## WHAT TO DO:
Transcribe the entries exactly; images are not part of the copy.

┄┄┄┄┄┄

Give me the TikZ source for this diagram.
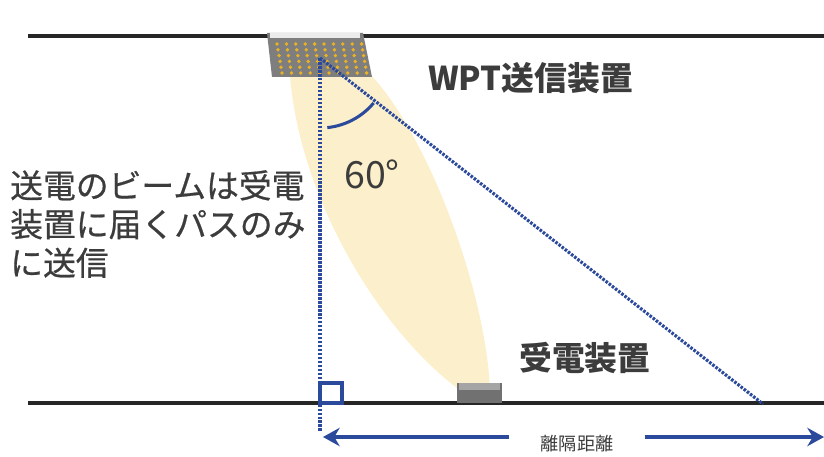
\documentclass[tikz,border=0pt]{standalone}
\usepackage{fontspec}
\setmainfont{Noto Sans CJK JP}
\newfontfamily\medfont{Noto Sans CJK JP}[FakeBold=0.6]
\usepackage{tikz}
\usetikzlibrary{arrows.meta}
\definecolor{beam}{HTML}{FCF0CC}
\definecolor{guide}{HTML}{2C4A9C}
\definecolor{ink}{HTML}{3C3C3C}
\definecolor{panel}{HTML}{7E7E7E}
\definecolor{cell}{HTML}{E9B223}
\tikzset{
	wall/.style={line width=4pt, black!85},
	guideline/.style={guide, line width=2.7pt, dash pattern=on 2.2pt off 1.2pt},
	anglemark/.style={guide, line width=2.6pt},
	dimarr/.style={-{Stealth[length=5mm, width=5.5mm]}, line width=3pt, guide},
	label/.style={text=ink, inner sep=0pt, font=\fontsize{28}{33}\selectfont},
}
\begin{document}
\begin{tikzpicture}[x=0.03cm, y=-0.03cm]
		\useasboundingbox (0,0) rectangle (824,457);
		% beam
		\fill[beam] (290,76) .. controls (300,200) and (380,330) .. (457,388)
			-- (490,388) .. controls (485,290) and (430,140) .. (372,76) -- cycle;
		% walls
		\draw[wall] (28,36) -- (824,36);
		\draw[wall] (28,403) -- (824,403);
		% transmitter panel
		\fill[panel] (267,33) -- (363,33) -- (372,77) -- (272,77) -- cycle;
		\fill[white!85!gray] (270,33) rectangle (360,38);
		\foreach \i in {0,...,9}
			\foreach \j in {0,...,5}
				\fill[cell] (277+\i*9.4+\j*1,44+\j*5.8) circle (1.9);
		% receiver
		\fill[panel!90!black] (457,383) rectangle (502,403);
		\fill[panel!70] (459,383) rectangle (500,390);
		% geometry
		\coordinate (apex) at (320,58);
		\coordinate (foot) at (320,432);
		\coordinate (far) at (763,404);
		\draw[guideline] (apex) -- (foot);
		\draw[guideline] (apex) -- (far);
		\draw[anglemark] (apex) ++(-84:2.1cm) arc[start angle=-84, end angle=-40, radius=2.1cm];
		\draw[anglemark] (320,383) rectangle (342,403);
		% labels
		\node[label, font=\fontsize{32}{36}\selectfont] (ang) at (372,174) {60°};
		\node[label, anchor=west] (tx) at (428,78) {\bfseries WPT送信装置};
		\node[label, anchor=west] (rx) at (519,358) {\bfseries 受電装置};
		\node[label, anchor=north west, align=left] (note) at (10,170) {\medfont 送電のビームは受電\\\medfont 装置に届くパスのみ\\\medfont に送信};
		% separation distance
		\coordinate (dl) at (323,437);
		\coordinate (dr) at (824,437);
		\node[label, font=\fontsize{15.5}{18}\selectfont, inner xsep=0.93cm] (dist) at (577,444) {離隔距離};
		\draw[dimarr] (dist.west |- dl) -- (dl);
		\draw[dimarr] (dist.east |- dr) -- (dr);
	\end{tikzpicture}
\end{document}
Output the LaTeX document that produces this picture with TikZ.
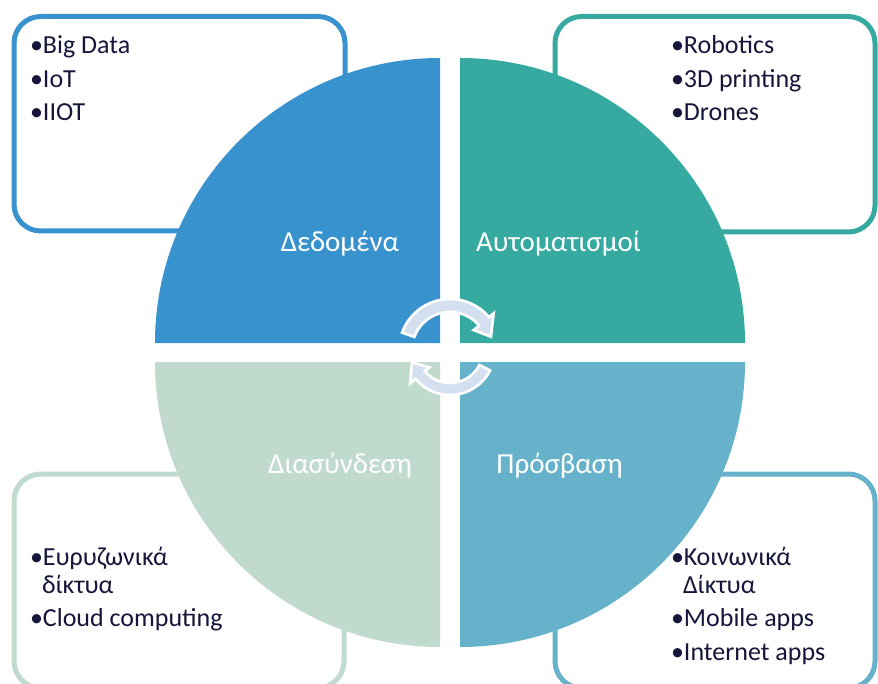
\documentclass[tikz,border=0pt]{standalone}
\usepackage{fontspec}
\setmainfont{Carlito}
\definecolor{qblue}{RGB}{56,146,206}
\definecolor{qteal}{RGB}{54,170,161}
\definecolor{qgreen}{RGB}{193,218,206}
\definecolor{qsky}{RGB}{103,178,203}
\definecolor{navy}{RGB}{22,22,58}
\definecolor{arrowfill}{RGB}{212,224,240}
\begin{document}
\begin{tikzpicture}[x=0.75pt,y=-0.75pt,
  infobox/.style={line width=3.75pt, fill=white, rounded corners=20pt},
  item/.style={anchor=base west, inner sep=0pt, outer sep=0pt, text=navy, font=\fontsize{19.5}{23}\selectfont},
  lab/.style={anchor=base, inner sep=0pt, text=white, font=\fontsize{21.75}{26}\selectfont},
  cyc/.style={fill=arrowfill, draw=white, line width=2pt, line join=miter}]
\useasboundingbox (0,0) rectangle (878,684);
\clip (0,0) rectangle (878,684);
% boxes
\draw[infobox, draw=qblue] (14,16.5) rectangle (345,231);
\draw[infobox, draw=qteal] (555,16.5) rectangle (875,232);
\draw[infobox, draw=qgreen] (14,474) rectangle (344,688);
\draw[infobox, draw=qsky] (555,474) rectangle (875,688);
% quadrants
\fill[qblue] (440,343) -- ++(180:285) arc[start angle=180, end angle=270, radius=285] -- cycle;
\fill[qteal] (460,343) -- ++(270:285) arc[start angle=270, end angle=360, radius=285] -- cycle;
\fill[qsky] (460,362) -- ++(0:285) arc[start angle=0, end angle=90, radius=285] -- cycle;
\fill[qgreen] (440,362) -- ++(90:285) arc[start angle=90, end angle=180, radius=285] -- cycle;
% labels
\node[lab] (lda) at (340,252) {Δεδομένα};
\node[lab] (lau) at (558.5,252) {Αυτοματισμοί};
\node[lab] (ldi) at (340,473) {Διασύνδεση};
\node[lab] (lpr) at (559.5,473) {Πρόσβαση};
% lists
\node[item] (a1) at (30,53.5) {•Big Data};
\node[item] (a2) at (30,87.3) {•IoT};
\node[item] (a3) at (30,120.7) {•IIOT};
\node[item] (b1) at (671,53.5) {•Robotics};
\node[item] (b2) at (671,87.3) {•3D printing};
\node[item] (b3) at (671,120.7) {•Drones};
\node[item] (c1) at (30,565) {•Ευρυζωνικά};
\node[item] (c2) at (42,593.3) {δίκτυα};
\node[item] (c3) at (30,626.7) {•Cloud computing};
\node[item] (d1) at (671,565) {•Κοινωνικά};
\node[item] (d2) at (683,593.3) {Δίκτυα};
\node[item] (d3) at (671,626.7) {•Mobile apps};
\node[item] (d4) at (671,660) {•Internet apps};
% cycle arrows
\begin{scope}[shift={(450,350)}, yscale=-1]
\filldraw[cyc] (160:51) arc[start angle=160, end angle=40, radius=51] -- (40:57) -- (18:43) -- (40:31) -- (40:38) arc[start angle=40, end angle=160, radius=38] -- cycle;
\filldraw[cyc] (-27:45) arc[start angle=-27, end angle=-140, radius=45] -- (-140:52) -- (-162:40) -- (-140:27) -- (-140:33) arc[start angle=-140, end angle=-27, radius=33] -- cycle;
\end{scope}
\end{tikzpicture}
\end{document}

┄┄┄┄┄┄

## EXPECTED ANSWER:
Give me the TikZ source for this diagram.
\documentclass[tikz,border=0pt]{standalone}
\usepackage{fontspec}
\setmainfont{Noto Sans CJK JP}
\newfontfamily\medfont{Noto Sans CJK JP}[FakeBold=0.6]
\usepackage{tikz}
\usetikzlibrary{arrows.meta}
\definecolor{beam}{HTML}{FCF0CC}
\definecolor{guide}{HTML}{2C4A9C}
\definecolor{ink}{HTML}{3C3C3C}
\definecolor{panel}{HTML}{7E7E7E}
\definecolor{cell}{HTML}{E9B223}
\tikzset{
	wall/.style={line width=4pt, black!85},
	guideline/.style={guide, line width=2.7pt, dash pattern=on 2.2pt off 1.2pt},
	anglemark/.style={guide, line width=2.6pt},
	dimarr/.style={-{Stealth[length=5mm, width=5.5mm]}, line width=3pt, guide},
	label/.style={text=ink, inner sep=0pt, font=\fontsize{28}{33}\selectfont},
}
\begin{document}
\begin{tikzpicture}[x=0.03cm, y=-0.03cm]
		\useasboundingbox (0,0) rectangle (824,457);
		% beam
		\fill[beam] (290,76) .. controls (300,200) and (380,330) .. (457,388)
			-- (490,388) .. controls (485,290) and (430,140) .. (372,76) -- cycle;
		% walls
		\draw[wall] (28,36) -- (824,36);
		\draw[wall] (28,403) -- (824,403);
		% transmitter panel
		\fill[panel] (267,33) -- (363,33) -- (372,77) -- (272,77) -- cycle;
		\fill[white!85!gray] (270,33) rectangle (360,38);
		\foreach \i in {0,...,9}
			\foreach \j in {0,...,5}
				\fill[cell] (277+\i*9.4+\j*1,44+\j*5.8) circle (1.9);
		% receiver
		\fill[panel!90!black] (457,383) rectangle (502,403);
		\fill[panel!70] (459,383) rectangle (500,390);
		% geometry
		\coordinate (apex) at (320,58);
		\coordinate (foot) at (320,432);
		\coordinate (far) at (763,404);
		\draw[guideline] (apex) -- (foot);
		\draw[guideline] (apex) -- (far);
		\draw[anglemark] (apex) ++(-84:2.1cm) arc[start angle=-84, end angle=-40, radius=2.1cm];
		\draw[anglemark] (320,383) rectangle (342,403);
		% labels
		\node[label, font=\fontsize{32}{36}\selectfont] (ang) at (372,174) {60°};
		\node[label, anchor=west] (tx) at (428,78) {\bfseries WPT送信装置};
		\node[label, anchor=west] (rx) at (519,358) {\bfseries 受電装置};
		\node[label, anchor=north west, align=left] (note) at (10,170) {\medfont 送電のビームは受電\\\medfont 装置に届くパスのみ\\\medfont に送信};
		% separation distance
		\coordinate (dl) at (323,437);
		\coordinate (dr) at (824,437);
		\node[label, font=\fontsize{15.5}{18}\selectfont, inner xsep=0.93cm] (dist) at (577,444) {離隔距離};
		\draw[dimarr] (dist.west |- dl) -- (dl);
		\draw[dimarr] (dist.east |- dr) -- (dr);
	\end{tikzpicture}
\end{document}
Output the LaTeX document that produces this picture with TikZ.
\documentclass[tikz,border=0pt]{standalone}
\usepackage{fontspec}
\setmainfont{Carlito}
\definecolor{qblue}{RGB}{56,146,206}
\definecolor{qteal}{RGB}{54,170,161}
\definecolor{qgreen}{RGB}{193,218,206}
\definecolor{qsky}{RGB}{103,178,203}
\definecolor{navy}{RGB}{22,22,58}
\definecolor{arrowfill}{RGB}{212,224,240}
\begin{document}
\begin{tikzpicture}[x=0.75pt,y=-0.75pt,
  infobox/.style={line width=3.75pt, fill=white, rounded corners=20pt},
  item/.style={anchor=base west, inner sep=0pt, outer sep=0pt, text=navy, font=\fontsize{19.5}{23}\selectfont},
  lab/.style={anchor=base, inner sep=0pt, text=white, font=\fontsize{21.75}{26}\selectfont},
  cyc/.style={fill=arrowfill, draw=white, line width=2pt, line join=miter}]
\useasboundingbox (0,0) rectangle (878,684);
\clip (0,0) rectangle (878,684);
% boxes
\draw[infobox, draw=qblue] (14,16.5) rectangle (345,231);
\draw[infobox, draw=qteal] (555,16.5) rectangle (875,232);
\draw[infobox, draw=qgreen] (14,474) rectangle (344,688);
\draw[infobox, draw=qsky] (555,474) rectangle (875,688);
% quadrants
\fill[qblue] (440,343) -- ++(180:285) arc[start angle=180, end angle=270, radius=285] -- cycle;
\fill[qteal] (460,343) -- ++(270:285) arc[start angle=270, end angle=360, radius=285] -- cycle;
\fill[qsky] (460,362) -- ++(0:285) arc[start angle=0, end angle=90, radius=285] -- cycle;
\fill[qgreen] (440,362) -- ++(90:285) arc[start angle=90, end angle=180, radius=285] -- cycle;
% labels
\node[lab] (lda) at (340,252) {Δεδομένα};
\node[lab] (lau) at (558.5,252) {Αυτοματισμοί};
\node[lab] (ldi) at (340,473) {Διασύνδεση};
\node[lab] (lpr) at (559.5,473) {Πρόσβαση};
% lists
\node[item] (a1) at (30,53.5) {•Big Data};
\node[item] (a2) at (30,87.3) {•IoT};
\node[item] (a3) at (30,120.7) {•IIOT};
\node[item] (b1) at (671,53.5) {•Robotics};
\node[item] (b2) at (671,87.3) {•3D printing};
\node[item] (b3) at (671,120.7) {•Drones};
\node[item] (c1) at (30,565) {•Ευρυζωνικά};
\node[item] (c2) at (42,593.3) {δίκτυα};
\node[item] (c3) at (30,626.7) {•Cloud computing};
\node[item] (d1) at (671,565) {•Κοινωνικά};
\node[item] (d2) at (683,593.3) {Δίκτυα};
\node[item] (d3) at (671,626.7) {•Mobile apps};
\node[item] (d4) at (671,660) {•Internet apps};
% cycle arrows
\begin{scope}[shift={(450,350)}, yscale=-1]
\filldraw[cyc] (160:51) arc[start angle=160, end angle=40, radius=51] -- (40:57) -- (18:43) -- (40:31) -- (40:38) arc[start angle=40, end angle=160, radius=38] -- cycle;
\filldraw[cyc] (-27:45) arc[start angle=-27, end angle=-140, radius=45] -- (-140:52) -- (-162:40) -- (-140:27) -- (-140:33) arc[start angle=-140, end angle=-27, radius=33] -- cycle;
\end{scope}
\end{tikzpicture}
\end{document}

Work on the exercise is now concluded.